Hardy believes Dickens was ahead of his time in terms of insight into human psychology. He feels the power of the work also resides in how Dickens propels characters and thus readers through situations.

“You only really come to know a character when they’re engaged in doing something and therein lies the key I think to A Christmas Carol. It’s not an accident this story has been made into a play and a movie again and again because it’s so active, somebody’s always engaged in doing something. It’s on its way somewhere a hundred percent of the time. It’s never static, it’s not reflective. It moves past a moment into the next moment. Even as a book it really doesn’t take a breath.

“It’s a series of actions that characters do and that reveals them. So it reveals rather than describes.”

Jill Anderson

Jill Anderson

 

A literary love-in
Anderson is moved that area lit lovers reveal their passion for the classics by supporting the festival, whose audience keeps growing.

“It’s great there are people in this city who appreciate great literature and recognize it tells us something about the human condition. It’s fantastic we’ve lasted five years.

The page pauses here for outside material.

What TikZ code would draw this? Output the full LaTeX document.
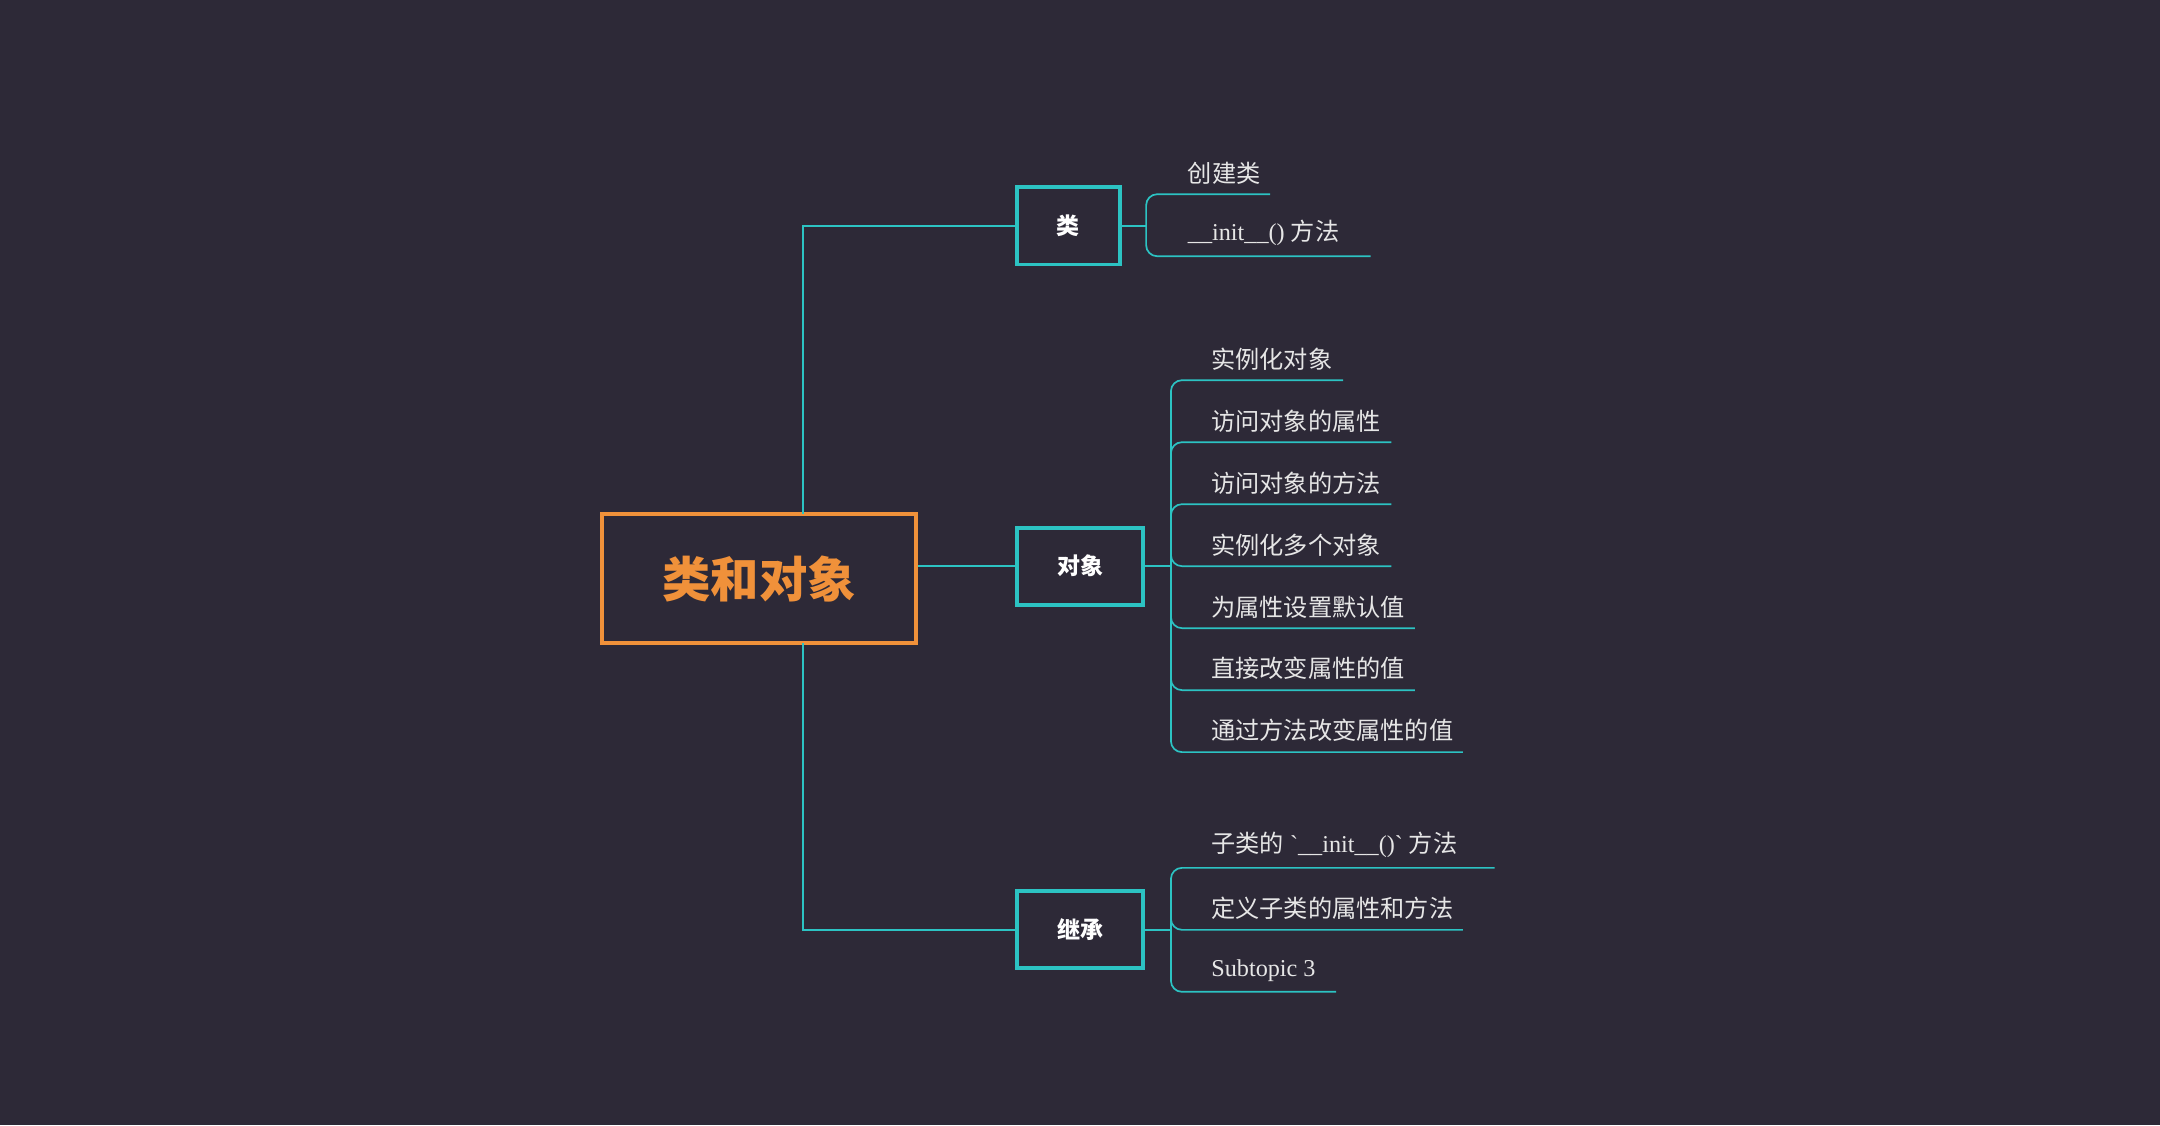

I hope we last five more.”

With so much great lit out there, Anderson should never run out of illuminating, stimulating subjects.

“If there’s a literary figure that has sparked my passion or my imagination I know i can produce a good festival around that person, I just know it. You have to have the impetus to be able to create something that has energy behind it. The ideas usually hit me like a bolt of lightning out of the blue. I don’t sit around and chew on it a lot.
I wish for the inspiration to come.”

Several ideas for next year’s theme have already asserted themselves but nothing is definite yet. It’s a fair bet though that The Bard will be featured since Anderson’s a self-described “Shakespeare fanatic.”

Meanwhile, she’ll continue delving into all things Dickens, assured in the knowledge her infatuation will result in a well-rounded experience for attendees.